Sie ist emissionsarm, architektonisch sehr anspruchsvoll gestaltet und hat neben den Funktionen Müllverbrennung, Strom und Wärmeproduktion zwei Freizeitattraktionen zu bieten. An der Außenfassade befindet sich eine Kletterwand und auf dem Dach neben einer Aussichtsplattform eine Skipiste. Im flachen Dänemark muss man sonst für Wintersportaktivitäten nach Norwegen ausweichen. Seit der Eröffnung der Skipiste 2019 geht es nun auch in Dänemark, wenn auch auf grünen Spezialgummimatten.

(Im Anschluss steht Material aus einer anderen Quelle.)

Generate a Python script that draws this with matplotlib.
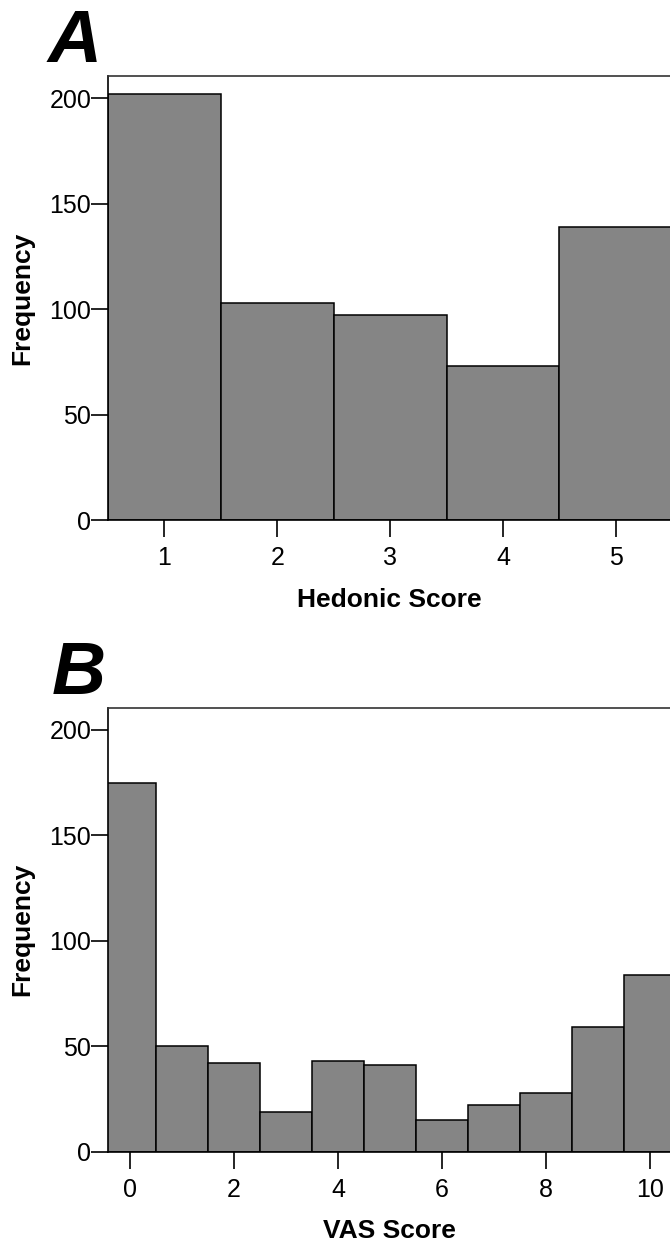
import matplotlib.pyplot as plt

# panel A data
hedonic_scores = [1, 2, 3, 4, 5]
hedonic_freq = [202, 103, 97, 73, 139]

# panel B data
vas_scores = [0, 1, 2, 3, 4, 5, 6, 7, 8, 9, 10]
vas_freq = [175, 50, 42, 19, 43, 41, 15, 22, 28, 59, 84]

y_ticks = [0, 50, 100, 150, 200]

plt.rcParams['font.family'] = ['Liberation Sans', 'DejaVu Sans']

fig = plt.figure(figsize=(6.7, 12.41), dpi=100)

bar_color = '#858585'


def style_axes(ax):
    ax.spines['right'].set_visible(False)
    for s in ['left', 'bottom', 'top']:
        ax.spines[s].set_linewidth(1.2)
        ax.spines[s].set_color('black')
    ax.spines['top'].set_color('#333333')
    ax.tick_params(axis='both', direction='out', length=12, width=1.2,
                   labelsize=18, color='black')
    ax.tick_params(axis='y', pad=0)
    ax.tick_params(axis='x', pad=7)
    ax.set_yticks(y_ticks)
    ax.set_ylim(0, 210.5)


# Panel A
axA = fig.add_axes([108 / 670, 1 - 520 / 1241, 1 - 108 / 670, 444 / 1241])
axA.bar(hedonic_scores, hedonic_freq, width=1.0, color=bar_color,
        edgecolor='black', linewidth=1.1)
axA.set_xlim(0.5, 5.48)
axA.set_xticks(hedonic_scores)
style_axes(axA)
axA.set_xlabel('Hedonic Score', fontsize=19, fontweight='bold')
axA.set_ylabel('Frequency', fontsize=19, fontweight='bold')

# Panel B
axB = fig.add_axes([108 / 670, 1 - 1151.7 / 1241, 1 - 108 / 670, 444 / 1241])
axB.bar(vas_scores, vas_freq, width=1.0, color=bar_color,
        edgecolor='black', linewidth=1.1)
axB.set_xlim(-0.42, 10.385)
axB.set_xticks([0, 2, 4, 6, 8, 10])
style_axes(axB)
axB.set_xlabel('VAS Score', fontsize=19, fontweight='bold')
axB.set_ylabel('Frequency', fontsize=19, fontweight='bold')

for ax in [axA, axB]:
    ax.xaxis.set_label_coords(0.5, -0.195)
    ax.xaxis.label.set_verticalalignment('baseline')
    ax.yaxis.set_label_coords(-0.153, 0.5)
    ax.yaxis.label.set_verticalalignment('center')

# panel letters
fig.text(48 / 670, 1 - 62 / 1241, 'A', fontsize=54, fontweight='bold',
         fontstyle='italic', ha='left', va='baseline')
fig.text(52 / 670, 1 - 694 / 1241, 'B', fontsize=54, fontweight='bold',
         fontstyle='italic', ha='left', va='baseline')

fig.savefig('out.png', dpi=100)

Von der Verbrennungskapazität her ist die Anlage überdimensioniert, um allein den Kopenhagener und anderen Müll aus Dänemark zu verbrennen. Zur besseren Auslastung wurde zunächst Müll aus Großbritannien zugekauft. Der hatte durch seine Zusammensetzung einen zu schlechten Brennwert, so dass inzwischen Müll aus Deutschland nach Kopenhagen zur Verbrennung transportiert wird.

Solange Restmüll vorhanden ist, ist Verbrennung eine Form der Müllbeseitigung und Wärme- und Stromgewinnung. Auch Hannover hat in Lahe an der großen Mülldeponie für Hannover eine Verbrennungsanlage. Da auch der hannoversche Energieversorger Enercity die Strom- und Wärmegewinnung decarbonisieren muss, stellt sich für die vorhandenen Standorte, so auch für das Kohlekraftwerk Stöcken, die Frage, welche Alternativen zur Energiegewinnung gewählt werden sollten. Fest steht, dass es eine Vielzahl von Standorten und technischen Verfahren wird geben müssen. Enercity braucht dafür noch Modellrechnungen und die Auswertung dieser Modelle, um in eine fachlich fundierte Standortplanung gehen zu können.

Wenn man den Standort in Kopenhagen betrachtet, stellen sich viele Fragen. Um nur einige zu nennen:

Wie energieaufwändig ist es, Müll durch Europa/durch Deutschland zu transportieren, um ihn zentral/in der Nähe dichtbesiedelter Wohngebiete verbrennen zu lassen? Ist es technisch notwendig wohnortnah zu bleiben oder kann Müllverbrennung auch außerhalb von Ballungsräumen sinnvoll betrieben werden? Entstehen Schadstoffe bei der Verbrennung? Wenn ja, gelingt es die Emissionen so zu filtern, dass sie nicht in die Luft abgegeben werden? Was geschieht mit den Filterresten und der Schlacke? In welchen Größenordnungen sollten Müllverbrennungsanlagen geplant werden, angesichts der Notwendigkeit insgesamt die Menge des Hausmülls zu verringern? Welche Strassen-/Schienen-/Kanalkapazitäten braucht es, um Müll an- und Schlacke abzutransportieren zu können?